Usa, Kerry: non ci sono condizioni per negoziare con i talebani
Al momento “non ci sono ancora le condizioni'' per un negoziato con i talebani afghani.
Lo ha affermato il Segretario di Stato americano John Kerry. Gli Stati Uniti – ha
detto ancora – hanno però intenzione di dare il loro contributo alla pace, dialogando
con i rappresentanti degli insorti, che hanno aperto un ufficio politico in Qatar
con il proposito di avviare un dialogo con il mondo intero. Un’offerta immediatamente
raccolta dalla Casa Bianca. Intanto lunedì l’inviato di Washington, Dobbins, è giunto
a Kabul per colloqui con il presidente Karzai, che non ha gradito l’esclusione delle
istituzioni afghane dai colloqui con i talebani. Emanuela Campanile ha chiesto
un’analisi a Valerio Pellizzari, già corrispondente di guerra ed esperto di
Afghanistan:
R. – Questa
è stata una trattativa, almeno per quanto riguarda il Qatar, esclusivamente tra americani
e talebani. L’equivoco è se si pensa che Karzai sia uno dei protagonisti di questa
morsa diplomatica, perché in realtà lui è una comparsa di seconda fila.
D.
– E Washington quindi con chi si interfaccia?

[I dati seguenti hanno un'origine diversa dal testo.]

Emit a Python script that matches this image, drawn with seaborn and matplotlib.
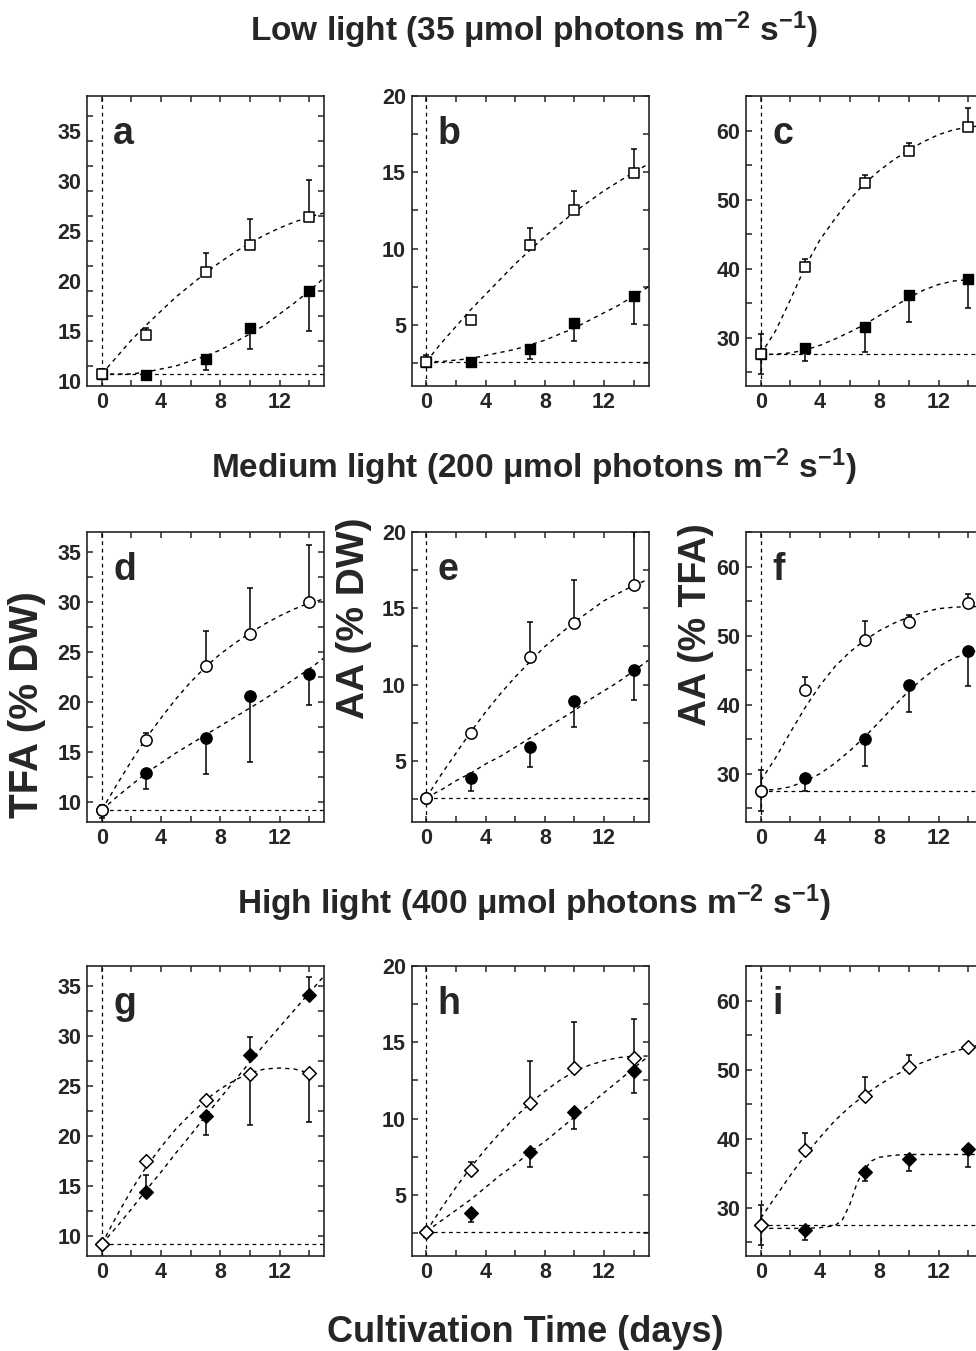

R. – I due gruppi principali
a Goa sono il gruppo moderato sostenuto dalla Turchia e il gruppo intransigente storico
sostenuto dal Pakistan. Già il fatto che questi due gruppi abbiano comunque alle spalle
due Paesi islamici, secondo me è già qualcosa di più efficace che può portare a un
accordo o a qualche cosa di consistente, più di quando alle spalle ci sono invece
Berlino, Washington, Londra o Parigi.
D. - E’ anche un dialogo tra fazioni
moderate…
R. – Alla fine, hanno deciso di sedersi al tavolo anche questi talebani
– la cui reputazione è quella che tutti conosciamo – perché in realtà ci sono due
fatti. Gli Stati Uniti, circa un anno fa, dissero che a metà del 2013 loro avrebbero
interrotto le operazioni di guerra in Afghanistan. In sintesi vuol dire che avrebbero
smesso di combattere, a metà 2013, cioè tra qualche giorno. Parallelamente si apre
la trattativa, quindi non c’è granché di casuale. Questa è una cosa. L’altra è che
dall’inizio di gennaio il gruppo dirigente politico si prepara a sostituire Karzai
a Kabul, perché il suo mandato non può più essere rinnovato secondo quanto dice la
Costituzione. Loro hanno detto chiaramente ai talebani: tornate e tornate con le vostre
famiglie. Questa è intanto un’idea, un progetto esclusivamente afghano, che nessuno
all’estero aveva pensato. Se si fanno tornare questi guerrieri vagabondi, solitari,
alcuni dei quali combattono da 25 anni, è come dire: mettetevi a lavorare nella vostra
terra più che continuare in questo ruolo di nomadi della guerra.